Johannesburg, 11 May 2011

The World Bank has named a Kenyan developer as one of the winners of the recent World Bank Application for Development challenge.

Athman Ali edged out a field of more than 107 entries from 36 countries, a third of them from Africa, with software solutions that can be used to solve development issues around the world.

Ali created an app that allows users to compete online in completing the UN Millennium Development Goal (MDG) challenges. His application is called 'Factcha: Stop spam, advocate for the MDGs!'

The overall winner was an Australian development company for the StatPlanet app, which allows users to visualise and compare country and regional performance over time in economic, social, and human development. The app offers an interface to these indicators, even without Internet connectivity via a desktop version of the app.

Among the other entries were a Web-based tool to measure the impact of global events on progress toward the MDGs, and an interactive app that lets users make their own comparisons of countries' performances.

“We recognised we don't have a monopoly on innovation. These apps clearly demonstrate how the software development community can harness technology to analyse and tackle some of the world's long-standing problems,” said World Bank group president Robert Zoellick.

Last year, the World Bank issued a challenge to software developers from across the globe to focus on some of the world's most pressing development problems by creating digital apps using the Bank's freely available data.

A panel of expert judges, including technology gurus such as Kannan Pashupathy of Google, Craig Newmark of Craiglist, and Ory Okolloh, co-founder of Ushahidi, selected the winners.

Okolloh's compatriot and co-founder of Ushahidi, Juliana Rotich, was announced as one of the winners of the Regional Social Entrepreneur of the year award at the World Economic Forum on Africa in Cape Town.

Ushahidi is a crowdsourcing platform developed at the height of Kenya's 2007 post-election violence to map out incidences across the country sent via simple mobile texts by the public.
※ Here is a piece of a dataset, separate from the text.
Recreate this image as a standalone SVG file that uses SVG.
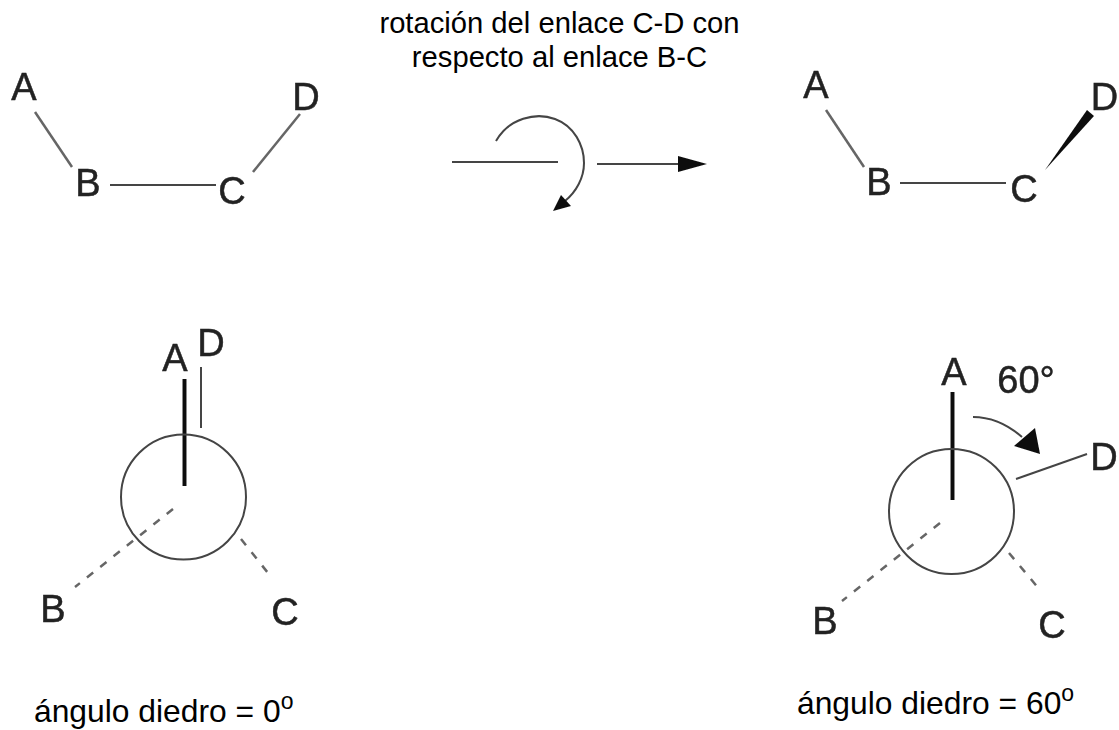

The platform has since been used to monitor crisis and catastrophes in places such as Haiti and Japan.

Of the four other winners in the Social Enterprise category, three were Kenyans, including Aleke Dondo of Juhudi Kilimo with a rural asset financing model and Evans Wadongo, the inventor of a solar-based lantern.

Last October, John Waibochi of Virtual City, a Nairobi-based tech company won the Nokia $1 million Growth Economy Venture Challenge, beating submissions from 54 other countries.

Virtual City developed a solution called 'Mobile Distributor' aimed at streamlining the supply chain for distributors and retailers of fast-moving consumer goods in emerging markets and improving efficiencies for small and medium enterprises by increasing the number of transactions, as well as improving inventory management.